The Role of a Product Manager

A product manager (PM) is primarily responsible for the vision, strategy, and overall success of a product. Here are some key aspects of their role:

Vision and Strategy

Product managers are the visionaries behind a product. They identify market opportunities, define the product vision, and create a roadmap to achieve long-term goals. Their role is to ensure that the product aligns with the company’s strategic objectives and meets the needs of the target audience.

Customer Focus

PMs spend a lot of time understanding customer needs and pain points. They conduct market research, gather customer feedback, and use this information to inform product decisions. Their goal is to create a product that provides value to customers and stands out in the market.

Cross-Functional Leadership

Product managers work with various teams, including engineering, design, marketing, and sales, to bring the product to life. They act as a bridge between different departments, ensuring that everyone is aligned with the product vision and working towards common goals.

Metrics and Outcomes

PMs are responsible for the success of the product. They define key performance indicators (KPIs) and use data to track the product’s performance. They make data-driven decisions to optimize the product and ensure it meets business objectives.

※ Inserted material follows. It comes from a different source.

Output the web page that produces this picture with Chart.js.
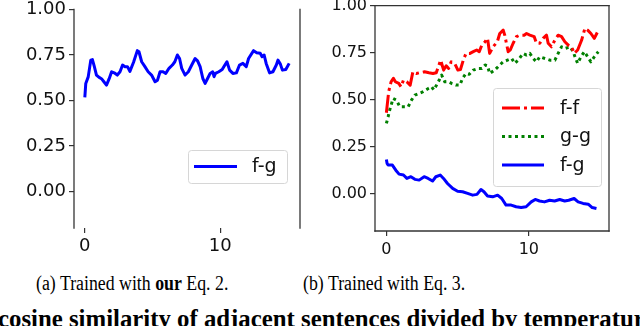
<!DOCTYPE html>
<html><head><meta charset="utf-8">
<script src="https://cdn.jsdelivr.net/npm/chart.js@4"></script>
<style>
html,body{margin:0;padding:0;background:#fff}
body{width:640px;height:326px;overflow:hidden;position:relative}
#c1{position:absolute;left:0;top:-20px;width:320px;height:280px}
#c2{position:absolute;left:320px;top:-20px;width:320px;height:280px}
.cap{position:absolute;font-family:"Liberation Serif","Times New Roman",serif;font-size:20px;white-space:nowrap;color:#000;line-height:1;transform-origin:0 0;transform:scaleX(0.89)}
#capA{left:36px;top:273px}
#capB{left:303px;top:273px}
#foot{left:-2px;top:307px;font-weight:bold;font-size:24.8px;transform:none}
</style></head>
<body>
<canvas id="c1" width="320" height="280"></canvas>
<canvas id="c2" width="320" height="280"></canvas>
<div class="cap" id="capA">(a) Trained with <b>our</b> Eq. 2.</div>
<div class="cap" id="capB">(b) Trained with Eq. 3.</div>
<div class="cap" id="foot">cosine similarity of adjacent sentences divided by temperature</div>
<script>
// ---- data ----
const xTicks = [0, 10];
const yTicks = [0, 0.25, 0.5, 0.75, 1.0];

// (a) Trained with our Eq. 2 : f-g
const aFgX = [0,0.07,0.25,0.44,0.56,0.69,0.86,1.06,1.23,1.41,1.6,1.8,1.98,2.22,2.4,2.6,2.79,2.97,3.15,3.33,3.6,3.88,4.0,4.2,4.44,4.68,4.93,5.19,5.37,5.56,5.78,5.98,6.22,6.47,6.65,6.84,7.0,7.16,7.41,7.65,7.9,8.15,8.33,8.52,8.72,8.89,9.07,9.26,9.45,9.55,9.65,9.9,10.15,10.35,10.5,10.7,10.94,11.2,11.43,11.68,11.93,12.1,12.47,12.7,12.96,13.1,13.25,13.4,13.65,13.9,14.15,14.27,14.45,14.6,14.85,15.1];
const aFgY = [0.517,0.594,0.63,0.722,0.725,0.69,0.64,0.627,0.62,0.603,0.585,0.62,0.658,0.65,0.64,0.658,0.695,0.686,0.686,0.66,0.71,0.774,0.768,0.713,0.686,0.658,0.64,0.603,0.612,0.658,0.658,0.649,0.677,0.695,0.713,0.75,0.731,0.677,0.64,0.658,0.695,0.731,0.718,0.686,0.621,0.594,0.621,0.649,0.658,0.631,0.649,0.658,0.67,0.695,0.713,0.667,0.649,0.652,0.695,0.704,0.686,0.731,0.774,0.763,0.76,0.741,0.75,0.704,0.652,0.658,0.695,0.722,0.7,0.667,0.67,0.704];

// (b) Trained with Eq. 3 : f-f, g-g, f-g
const bFfX = [0,0.16,0.33,0.49,0.63,0.87,1.03,1.2,1.43,1.67,1.86,2.1,2.33,2.68,2.99,3.27,3.5,3.69,3.81,4.02,4.2,4.37,4.55,4.79,5.02,5.2,5.4,5.59,5.87,6.1,6.34,6.52,6.7,6.93,7.1,7.25,7.49,7.79,7.96,8.2,8.31,8.55,8.7,8.9,9.13,9.37,9.67,9.84,10.07,10.38,10.54,10.77,11.0,11.24,11.36,11.59,11.83,12.06,12.3,12.53,12.77,13.0,13.19,13.43,13.71,13.94,14.13,14.36,14.6,14.83];
const bFfY = [0.43,0.542,0.595,0.613,0.595,0.586,0.568,0.604,0.595,0.577,0.648,0.639,0.643,0.648,0.643,0.639,0.643,0.684,0.71,0.657,0.68,0.666,0.701,0.693,0.657,0.66,0.71,0.746,0.746,0.755,0.764,0.755,0.79,0.808,0.826,0.746,0.781,0.808,0.852,0.87,0.843,0.755,0.765,0.8,0.835,0.843,0.843,0.852,0.843,0.835,0.8,0.8,0.826,0.843,0.8,0.781,0.817,0.843,0.835,0.808,0.79,0.781,0.746,0.764,0.817,0.88,0.87,0.852,0.826,0.861];
const bGgX = [0,0.12,0.23,0.47,0.7,0.94,1.22,1.53,1.76,2.0,2.3,2.58,2.94,3.17,3.33,3.52,3.71,3.88,4.1,4.34,4.58,4.88,5.16,5.35,5.59,5.82,6.1,6.46,6.7,6.93,7.1,7.25,7.6,7.96,8.2,8.5,8.8,9.01,9.25,9.6,9.84,10.07,10.31,10.54,10.77,11.13,11.48,11.83,12.06,12.3,12.53,12.89,13.12,13.28,13.43,13.66,13.9,14.13,14.36,14.6,14.88];
const bGgY = [0.373,0.408,0.444,0.506,0.497,0.462,0.462,0.462,0.497,0.524,0.533,0.542,0.559,0.568,0.551,0.577,0.604,0.63,0.595,0.595,0.586,0.577,0.577,0.613,0.639,0.635,0.657,0.666,0.666,0.684,0.68,0.639,0.657,0.684,0.701,0.71,0.719,0.693,0.71,0.746,0.737,0.746,0.719,0.701,0.728,0.719,0.71,0.71,0.746,0.781,0.772,0.781,0.755,0.719,0.693,0.728,0.755,0.728,0.701,0.728,0.755];
const bFgX = [0,0.05,0.12,0.42,0.66,0.89,1.2,1.44,1.72,2.0,2.3,2.65,2.93,3.24,3.47,3.78,4.01,4.29,4.65,5.0,5.35,5.7,6.06,6.36,6.64,6.85,7.1,7.46,7.81,8.1,8.4,8.76,9.11,9.46,9.81,10.17,10.45,10.75,11.1,11.46,11.81,12.17,12.52,12.8,13.18,13.46,13.81,14.17,14.45,14.75];
const bFgY = [0.181,0.16,0.151,0.151,0.124,0.103,0.098,0.08,0.089,0.075,0.071,0.089,0.08,0.066,0.089,0.098,0.08,0.053,0.027,0.012,0.009,0.0,-0.009,-0.005,0.021,0.009,-0.014,-0.018,-0.009,-0.027,-0.062,-0.062,-0.071,-0.075,-0.071,-0.045,-0.032,-0.04,-0.045,-0.036,-0.04,-0.032,-0.04,-0.036,-0.027,-0.045,-0.053,-0.057,-0.075,-0.08];

const pts = (xs, ys) => xs.map((x, i) => ({x, y: ys[i]}));

// ---- plugins ----
const framePlugin = {
  id: 'frame',
  afterDraw(chart, args, opts) {
    const {ctx, chartArea: a} = chart;
    ctx.save();
    ctx.strokeStyle = opts.color; ctx.lineWidth = opts.width; ctx.lineCap = 'square';
    const L = (x0,y0,x1,y1) => { ctx.beginPath(); ctx.moveTo(x0,y0); ctx.lineTo(x1,y1); ctx.stroke(); };
    if (opts.sides.includes('l')) L(a.left, a.top, a.left, a.bottom);
    if (opts.sides.includes('r')) L(a.right, a.top, a.right, a.bottom);
    if (opts.sides.includes('t')) L(a.left, a.top, a.right, a.top);
    if (opts.sides.includes('b')) L(a.left, a.bottom, a.right, a.bottom);
    ctx.restore();
  }
};
const legendPlugin = {
  id: 'boxLegend',
  afterDraw(chart, args, o) {
    const {ctx, chartArea: a} = chart;
    const x0 = a.right - o.right - o.width, y0 = a.bottom - o.bottom - o.height;
    ctx.save();
    ctx.beginPath();
    ctx.roundRect(x0 + 0.5, y0 + 0.5, o.width, o.height, 3);
    ctx.fillStyle = 'rgba(255,255,255,0.8)'; ctx.fill();
    ctx.strokeStyle = '#d6d6d6'; ctx.lineWidth = 1; ctx.stroke();
    o.order.forEach((di, k) => {
      const ds = chart.data.datasets[di];
      const y = y0 + o.first + k * o.step;
      ctx.beginPath();
      ctx.setLineDash(ds.borderDash || []);
      ctx.strokeStyle = ds.borderColor; ctx.lineWidth = ds.borderWidth; ctx.lineCap = 'butt';
      ctx.moveTo(x0 + o.lx0, y); ctx.lineTo(x0 + o.lx1, y); ctx.stroke();
      ctx.setLineDash([]);
      ctx.fillStyle = '#111'; ctx.font = o.font; ctx.textBaseline = 'middle'; ctx.textAlign = 'left';
      ctx.fillText(ds.label, x0 + o.tx, y + 1);
    });
    ctx.restore();
  }
};

function makeChart(id, datasets, cfg) {
  const tickFont = {family: 'DejaVu Sans', size: cfg.tickSize};
  return new Chart(document.getElementById(id), {
    type: 'line',
    data: {datasets},
    options: {
      responsive: false, animation: false, devicePixelRatio: 1,
      layout: {padding: {top: cfg.padTop, right: cfg.padRight, left: 0, bottom: 0}},
      elements: {point: {radius: 0}, line: {tension: 0, borderCapStyle: 'butt', borderJoinStyle: 'round'}},
      plugins: {legend: {display: false}, tooltip: {enabled: false},
        frame: {sides: cfg.sides, color: '#333', width: 1.3},
        boxLegend: cfg.legend},
      scales: {
        x: {type: 'linear', min: cfg.xMin, max: cfg.xMax,
          afterBuildTicks: s => { s.ticks = xTicks.map(v => ({value: v})); },
          afterFit: s => { s.height = cfg.xH; },
          border: {display: false},
          grid: {display: true, drawOnChartArea: false, drawTicks: true, tickLength: 5, color: '#333', lineWidth: 1.2},
          ticks: {font: tickFont, color: '#111', padding: cfg.xPad, maxRotation: 0, callback: v => String(v)}},
        y: {type: 'linear', min: -0.2, max: 1.0,
          afterBuildTicks: s => { s.ticks = yTicks.map(v => ({value: v})); },
          afterFit: s => { s.width = cfg.yW; },
          border: {display: false},
          grid: {display: true, drawOnChartArea: false, drawTicks: true, tickLength: 5, color: '#333', lineWidth: 1.2},
          ticks: {font: tickFont, color: '#111', padding: 3, callback: v => Number(v).toFixed(2)}}
      }
    },
    plugins: [framePlugin, legendPlugin]
  });
}

makeChart('c1', [
  {label: 'f-g', data: pts(aFgX, aFgY), borderColor: '#0000ff', borderWidth: 3}
], {tickSize: 18, padTop: 29.5, padRight: 20, yW: 74, xH: 32, xPad: 3,
    xMin: -0.8, xMax: 15.9, sides: 'lr',
    legend: {right: 13, bottom: 45, width: 99, height: 33, first: 16.5, step: 0, lx0: 6, lx1: 49, tx: 64, order: [0], font: '19px "DejaVu Sans"'}});

makeChart('c2', [
  {label: 'f-f', data: pts(bFfX, bFfY), borderColor: '#ff0000', borderWidth: 3, borderDash: [18, 4, 3, 4]},
  {label: 'g-g', data: pts(bGgX, bGgY), borderColor: '#008000', borderWidth: 3, borderDash: [3, 3.5]},
  {label: 'f-g', data: pts(bFgX, bFgY), borderColor: '#0000ff', borderWidth: 3}
], {tickSize: 16, padTop: 25.7, padRight: 31, yW: 55, xH: 29, xPad: 4,
    xMin: -0.8, xMax: 15.63, sides: 'lrtb',
    legend: {right: 8, bottom: 45, width: 108, height: 98, first: 20, step: 28.5, lx0: 9, lx1: 51, tx: 67, order: [0, 1, 2], font: '19px "DejaVu Sans"'}});
</script>
</body></html>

The Role of a Project Manager

A project manager (PM) focuses on the execution and delivery of projects. Their responsibilities include planning, organizing, and managing resources to bring a project to completion on time and within budget. Here’s what their role typically involves:

Planning and Scheduling

Project managers create detailed project plans, outlining the scope, timeline, and resources required. They develop schedules, set milestones, and ensure that the project stays on track.

Resource Management

PMs are responsible for allocating resources, including personnel, budget, and equipment. They ensure that the right resources are available at the right time to keep the project moving forward.

Risk Management

Identifying and mitigating risks is a crucial part of a project manager’s job. They anticipate potential issues, develop contingency plans, and take proactive steps to prevent or address problems that could derail the project.

Communication and Coordination

Project managers are the main point of contact for stakeholders, team members, and clients. They facilitate communication, provide regular updates, and ensure that everyone is informed about the project’s progress and any changes.

Quality Control

Ensuring that the project meets quality standards is another key responsibility. PMs establish quality criteria, conduct reviews, and implement processes to maintain high standards throughout the project lifecycle.

Key Differences Between Product Managers and Project Managers

While both roles are essential, they have different focuses and objectives:

  • Scope and Focus: Product managers focus on the product’s vision, strategy, and customer needs, while project managers focus on the execution and delivery of specific projects.
  • Goals and Metrics: Product managers aim to create successful products that meet business and customer goals. Project managers aim to complete projects on time, within scope, and within budget.
  • Responsibilities: Product managers are responsible for the product lifecycle, from ideation to launch and beyond. Project managers are responsible for managing projects from initiation to closure.
  • Skill Sets: Product managers need strong strategic thinking, market research, and cross-functional leadership skills. Project managers need strong planning, organizational, and risk management skills.

Understanding the differences between a product manager and a project manager is crucial for organizations to allocate the right resources and set clear expectations. Both roles are vital to the success of any business, but they require different approaches and expertise. By recognizing the unique contributions of each role, companies can ensure they have the right people in place to drive both successful products and projects.